» **Data shown**
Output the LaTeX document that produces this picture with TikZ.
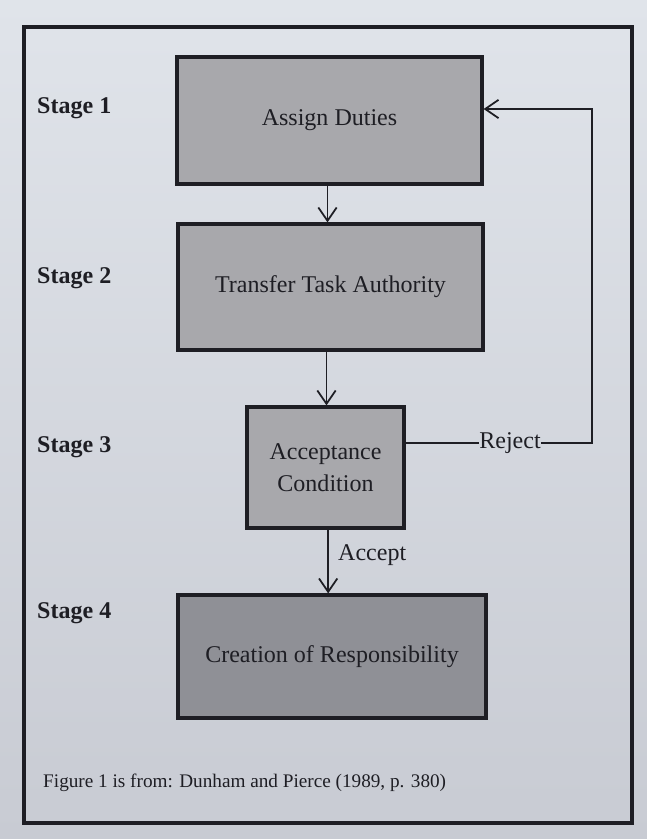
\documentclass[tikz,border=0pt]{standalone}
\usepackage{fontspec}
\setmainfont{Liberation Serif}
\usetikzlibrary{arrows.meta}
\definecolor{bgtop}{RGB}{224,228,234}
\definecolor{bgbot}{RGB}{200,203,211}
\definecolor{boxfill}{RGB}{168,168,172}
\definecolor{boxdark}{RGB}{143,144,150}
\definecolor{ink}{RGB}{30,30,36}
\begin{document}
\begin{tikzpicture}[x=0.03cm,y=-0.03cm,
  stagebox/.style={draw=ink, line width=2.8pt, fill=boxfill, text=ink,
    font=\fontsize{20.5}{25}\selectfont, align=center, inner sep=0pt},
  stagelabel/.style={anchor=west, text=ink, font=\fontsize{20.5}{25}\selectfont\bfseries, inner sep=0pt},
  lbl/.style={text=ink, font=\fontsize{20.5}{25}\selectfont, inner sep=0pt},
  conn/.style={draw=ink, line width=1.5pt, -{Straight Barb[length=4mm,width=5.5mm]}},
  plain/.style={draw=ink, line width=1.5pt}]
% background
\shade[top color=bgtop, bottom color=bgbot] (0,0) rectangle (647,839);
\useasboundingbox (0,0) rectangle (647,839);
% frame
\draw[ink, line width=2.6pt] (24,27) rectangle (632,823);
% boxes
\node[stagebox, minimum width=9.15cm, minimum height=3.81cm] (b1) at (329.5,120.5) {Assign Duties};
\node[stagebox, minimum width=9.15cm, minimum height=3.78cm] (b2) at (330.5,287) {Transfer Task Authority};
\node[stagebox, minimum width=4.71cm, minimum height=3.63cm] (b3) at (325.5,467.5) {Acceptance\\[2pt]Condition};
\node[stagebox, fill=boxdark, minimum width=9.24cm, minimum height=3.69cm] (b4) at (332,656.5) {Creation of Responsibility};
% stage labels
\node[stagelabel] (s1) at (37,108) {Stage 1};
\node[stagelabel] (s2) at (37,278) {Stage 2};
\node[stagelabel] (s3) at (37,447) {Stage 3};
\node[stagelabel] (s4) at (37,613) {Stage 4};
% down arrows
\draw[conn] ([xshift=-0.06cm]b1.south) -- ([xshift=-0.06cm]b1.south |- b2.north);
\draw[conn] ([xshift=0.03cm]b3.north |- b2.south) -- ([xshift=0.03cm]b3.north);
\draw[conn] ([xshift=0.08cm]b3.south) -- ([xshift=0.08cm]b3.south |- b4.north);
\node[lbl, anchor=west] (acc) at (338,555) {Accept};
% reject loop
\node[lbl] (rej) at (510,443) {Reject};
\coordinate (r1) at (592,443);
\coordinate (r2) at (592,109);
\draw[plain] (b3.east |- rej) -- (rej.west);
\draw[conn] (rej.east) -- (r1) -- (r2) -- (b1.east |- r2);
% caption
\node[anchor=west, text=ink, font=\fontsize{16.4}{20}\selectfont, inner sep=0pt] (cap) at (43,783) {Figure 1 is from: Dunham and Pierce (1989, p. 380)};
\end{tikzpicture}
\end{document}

» **Aim of the exercise**
Give the material again exactly as it is, but keep the pictures out.

» **The solution**
Output the LaTeX document that produces this picture with TikZ.
\documentclass[tikz,border=0pt]{standalone}
\usepackage{fontspec}
\setmainfont{Liberation Serif}
\usetikzlibrary{arrows.meta}
\definecolor{bgtop}{RGB}{224,228,234}
\definecolor{bgbot}{RGB}{200,203,211}
\definecolor{boxfill}{RGB}{168,168,172}
\definecolor{boxdark}{RGB}{143,144,150}
\definecolor{ink}{RGB}{30,30,36}
\begin{document}
\begin{tikzpicture}[x=0.03cm,y=-0.03cm,
  stagebox/.style={draw=ink, line width=2.8pt, fill=boxfill, text=ink,
    font=\fontsize{20.5}{25}\selectfont, align=center, inner sep=0pt},
  stagelabel/.style={anchor=west, text=ink, font=\fontsize{20.5}{25}\selectfont\bfseries, inner sep=0pt},
  lbl/.style={text=ink, font=\fontsize{20.5}{25}\selectfont, inner sep=0pt},
  conn/.style={draw=ink, line width=1.5pt, -{Straight Barb[length=4mm,width=5.5mm]}},
  plain/.style={draw=ink, line width=1.5pt}]
% background
\shade[top color=bgtop, bottom color=bgbot] (0,0) rectangle (647,839);
\useasboundingbox (0,0) rectangle (647,839);
% frame
\draw[ink, line width=2.6pt] (24,27) rectangle (632,823);
% boxes
\node[stagebox, minimum width=9.15cm, minimum height=3.81cm] (b1) at (329.5,120.5) {Assign Duties};
\node[stagebox, minimum width=9.15cm, minimum height=3.78cm] (b2) at (330.5,287) {Transfer Task Authority};
\node[stagebox, minimum width=4.71cm, minimum height=3.63cm] (b3) at (325.5,467.5) {Acceptance\\[2pt]Condition};
\node[stagebox, fill=boxdark, minimum width=9.24cm, minimum height=3.69cm] (b4) at (332,656.5) {Creation of Responsibility};
% stage labels
\node[stagelabel] (s1) at (37,108) {Stage 1};
\node[stagelabel] (s2) at (37,278) {Stage 2};
\node[stagelabel] (s3) at (37,447) {Stage 3};
\node[stagelabel] (s4) at (37,613) {Stage 4};
% down arrows
\draw[conn] ([xshift=-0.06cm]b1.south) -- ([xshift=-0.06cm]b1.south |- b2.north);
\draw[conn] ([xshift=0.03cm]b3.north |- b2.south) -- ([xshift=0.03cm]b3.north);
\draw[conn] ([xshift=0.08cm]b3.south) -- ([xshift=0.08cm]b3.south |- b4.north);
\node[lbl, anchor=west] (acc) at (338,555) {Accept};
% reject loop
\node[lbl] (rej) at (510,443) {Reject};
\coordinate (r1) at (592,443);
\coordinate (r2) at (592,109);
\draw[plain] (b3.east |- rej) -- (rej.west);
\draw[conn] (rej.east) -- (r1) -- (r2) -- (b1.east |- r2);
% caption
\node[anchor=west, text=ink, font=\fontsize{16.4}{20}\selectfont, inner sep=0pt] (cap) at (43,783) {Figure 1 is from: Dunham and Pierce (1989, p. 380)};
\end{tikzpicture}
\end{document}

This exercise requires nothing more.